E aqui surge uma questão interessante: ao atingir a idade de 21 anos o infrator deverá ser “liberado compulsoriamente”.
Já mencionamos acima as hipóteses dos §§ 3º e 5º do art. 121 do ECA, impondo e fixando os limites da internação.
Poderá, no entanto, ocorrer a seguinte hipótese: um adolescente, com 17 anos e dois meses, pratica um ato infracional qualquer, é representado, não comparece à audiência de apresentação e o mandado de busca e apreensão determinado pelo juiz é frustrado pelo desaparecimento do infrator. Num belo dia, ele aparece, agora com 21 anos. Poderá a autoridade judiciária aplicar-lhe alguma medida sócio-educativa por aquele ato infracional praticado aos 17 anos e dois meses?
A resposta é negativa. Não importa o grau de gravidade do ato infracional nem a quantidade de pena fixada, em tese, no Código Penal. O que interessa é a data do fato combinada com a determinação legal de impossibilidade de aplicação de medida.
Daí entendemos, in casu, opera-se uma extinção da punibilidade pela prescrição, e aqui grifada porque não há pena para ser extinta, mas, analogicamente configurar-se-ia a impossibilidade do Estado-Juiz de aplicar qualquer medida sócio-educativa pela prescrição da pretensão de punir, caracterizada pelo decurso do tempo.
Além do mais, o Estatuto fixa que até aos 21 anos o Estado, através do Poder Judiciário, pode aplicar medidas sócio-educativas. Após, não.
Assim, é comum que alguns processo estejam tramitando nessas condições. Nesse caso, constatada a idade igual ou superior do infrator, o procedimento deve ser extinto ou arquivado sem a apreciação do mérito.
 
 

IV. Conclusões
 

1) A Constituição Federal fixou a inimputabilidade aos menores de 18 anos em seu art. 228, sendo que o critério adotado foi o biológico, estabelecendo a presunção absoluta da inimputabilidade.

2) O fato de um infrator ter completado 18 anos no curso do procedimento de apuração da prática de ato infracional não é motivo suficiente que autorize o encerramento ou a extinção do processo e, muito menos, a remessa dos autos à Vara Criminal para seu prosseguimento.

3) Os procedimentos afetos à Justiça da Infância e da Juventude são de natureza civil, mesmo que apurem a autoria e a materialidade do ato infracional e seja aplicado ao infrator uma medida de privação de liberdade (semiliberdade e internação).

4) Ao adolescente, considerado autor de ato infracional, poderá ser aplicada a medida sócio-educativa de internação, com duração máxima de três anos, respeitados os critérios avaliativos exarados nos arts. 121 e 122 do ECA.

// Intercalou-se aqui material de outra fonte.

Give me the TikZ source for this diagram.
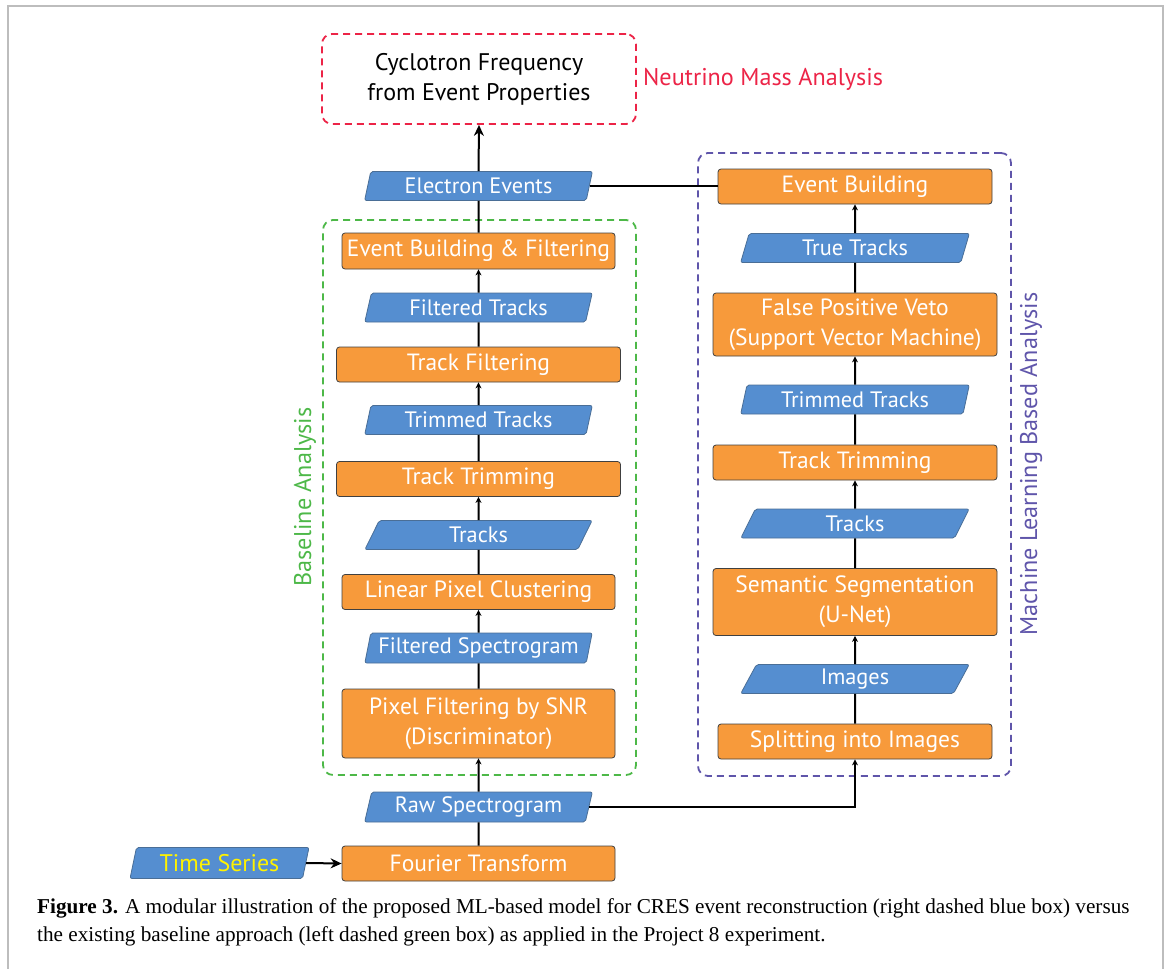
\documentclass[tikz,border=0pt]{standalone}
\usepackage{fontspec}
\setmainfont{Liberation Serif}
\newfontfamily\diag{PT Sans}
\usetikzlibrary{shapes.geometric,arrows.meta}
\definecolor{orangefill}{HTML}{F79A3B}
\definecolor{bluefill}{HTML}{558ED0}
\definecolor{bluedraw}{HTML}{4A6E96}
\definecolor{redc}{HTML}{EC2447}
\definecolor{greenc}{HTML}{4DB848}
\definecolor{purplec}{HTML}{5F55AA}
\definecolor{yellowc}{HTML}{FFF200}
\definecolor{framegray}{HTML}{BDBDBD}
\begin{document}
\begin{tikzpicture}[x=1pt,y=-1pt,
  proc/.style={draw=black!75, line width=0.8pt, fill=orangefill, rounded corners=3pt,
    text=white, font=\diag\fontsize{23.5}{30}\selectfont, align=center, inner sep=0pt},
  data/.style={trapezium, trapezium left angle=75, trapezium right angle=105,
    trapezium stretches=true, draw=bluedraw, line width=0.8pt, fill=bluefill,
    rounded corners=2pt, text=white, font=\diag\fontsize{22.3}{26}\selectfont, inner sep=0pt},
  groupbox/.style={line width=1.8pt, dash pattern=on 7pt off 5pt, rounded corners=10pt, inner sep=0pt},
  conn/.style={line width=2pt, black},
  arr/.style={conn, -{Stealth[length=6pt,width=6pt]}},
  bigarr/.style={conn, -{Stealth[length=11pt,width=10pt]}},
  lbl/.style={font=\diag\fontsize{24.2}{28}\selectfont, inner sep=0pt},
]
\useasboundingbox (0,0) rectangle (1171,969);
\draw[framegray, line width=1.6pt] (8,980) -- (8,6) -- (1163,6) -- (1163,980);

% top output
\node[groupbox, draw=redc, minimum width=314pt, minimum height=90pt, align=center,
  font=\diag\fontsize{24}{30}\selectfont] (cyc) at (479,79) {Cyclotron Frequency\\from Event Properties};
\node[lbl, text=redc, anchor=west] (nma) at (643,79) {Neutrino Mass Analysis};

% group boxes
\node[groupbox, draw=greenc, minimum width=313pt, minimum height=555pt] (basebox) at (479.5,497.5) {};
\node[lbl, text=greenc, rotate=90] (baselbl) at (305,497) {Baseline Analysis};
\node[groupbox, draw=purplec, minimum width=313pt, minimum height=623pt] (mlbox) at (854.5,464.5) {};
\node[lbl, text=purplec, rotate=90] (mllbl) at (1031,464) {Machine Learning Based Analysis};

% left column
\node[data, minimum width=228pt, minimum height=29pt] (ee) at (478.5,186) {Electron Events};
\node[proc, minimum width=273pt, minimum height=36pt] (ebf) at (478.5,251) {Event Building \& Filtering};
\node[data, minimum width=228pt, minimum height=29pt] (ftr) at (478.5,307.5) {Filtered Tracks};
\node[proc, minimum width=284pt, minimum height=35pt] (tf) at (478.5,364.5) {Track Filtering};
\node[data, minimum width=228pt, minimum height=29pt] (tt) at (478.5,420) {Trimmed Tracks};
\node[proc, minimum width=284pt, minimum height=35pt] (trim) at (478.5,479) {Track Trimming};
\node[data, minimum width=228pt, minimum height=29pt] (trk) at (478.5,535) {Tracks};
\node[proc, minimum width=273pt, minimum height=35pt] (lpc) at (478.5,592) {Linear Pixel Clustering};
\node[data, minimum width=228pt, minimum height=30pt] (fs) at (478.5,648) {Filtered Spectrogram};
\node[proc, minimum width=273pt, minimum height=69pt] (pf) at (478.5,723.5) {Pixel Filtering by SNR\\(Discriminator)};
\node[data, minimum width=228pt, minimum height=30pt] (raw) at (478.5,807) {Raw Spectrogram};
\node[proc, minimum width=273pt, minimum height=35pt] (ft) at (478.5,863.5) {Fourier Transform};
\node[data, minimum width=179pt, minimum height=31pt, text=yellowc,
  font=\diag\fontsize{24}{28}\selectfont] (ts) at (219.5,863) {Time Series};

% right column
\node[proc, minimum width=274pt, minimum height=35pt] (eb) at (855,186.5) {Event Building};
\node[data, minimum width=229pt, minimum height=29pt] (true) at (855,248) {True Tracks};
\node[proc, minimum width=284pt, minimum height=63pt] (fpv) at (855,324.5) {False Positive Veto\\(Support Vector Machine)};
\node[data, minimum width=229pt, minimum height=29pt] (rtt) at (855,399.5) {Trimmed Tracks};
\node[proc, minimum width=284pt, minimum height=35pt] (rtrim) at (855,462.5) {Track Trimming};
\node[data, minimum width=229pt, minimum height=29pt] (rtrk) at (855,523.5) {Tracks};
\node[proc, minimum width=284pt, minimum height=67pt] (seg) at (855,602) {Semantic Segmentation\\(U-Net)};
\node[data, minimum width=229pt, minimum height=29pt] (img) at (855,679) {Images};
\node[proc, minimum width=274pt, minimum height=35pt] (split) at (855,741.5) {Splitting into Images};

% connectors left
\draw[conn] (ft.north) -- (raw.south);
\draw[arr] (raw.north) -- (pf.south);
\draw[conn] (pf.north) -- (fs.south);
\draw[arr] (fs.north) -- (lpc.south);
\draw[conn] (lpc.north) -- (trk.south);
\draw[arr] (trk.north) -- (trim.south);
\draw[conn] (trim.north) -- (tt.south);
\draw[arr] (tt.north) -- (tf.south);
\draw[conn] (tf.north) -- (ftr.south);
\draw[arr] (ftr.north) -- (ebf.south);
\draw[conn] (ebf.north) -- (ee.south);
\draw[bigarr] (ee.north) -- (cyc.south);
\draw[bigarr] (ts.east) -- (ft.west);

% connectors right
\draw[arr] (raw.east) -| (split.south);
\draw[conn] (split.north) -- (img.south);
\draw[arr] (img.north) -- (seg.south);
\draw[conn] (seg.north) -- (rtrk.south);
\draw[arr] (rtrk.north) -- (rtrim.south);
\draw[conn] (rtrim.north) -- (rtt.south);
\draw[arr] (rtt.north) -- (fpv.south);
\draw[conn] (fpv.north) -- (true.south);
\draw[arr] (true.north) -- (eb.south);
\draw[conn] (ee.east) -- (ee.east -| eb.west);

% caption
\node[anchor=base west, inner sep=0pt, font=\fontsize{21.2}{28}\selectfont] (cap1) at (37,913)
  {\textbf{Figure 3.} A modular illustration of the proposed ML-based model for CRES event reconstruction (right dashed blue box) versus};
\node[anchor=base west, inner sep=0pt, font=\fontsize{21.2}{28}\selectfont] (cap2) at (37,941)
  {the existing baseline approach (left dashed green box) as applied in the Project 8 experiment.};
\end{tikzpicture}
\end{document}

5) Ao atingir 21 anos, o infrator, processado na Vara da Infância e da Juventude, por ato infracional praticado antes de completar 18 anos, não poderá mais receber medidas sócio-educativas, nem ao Estado é lícito aplicá-las, em virtude da determinação contida nos §§ 3º e 5º, do art. 121, do ECA, operando-se a extinção do feito pela prescrição.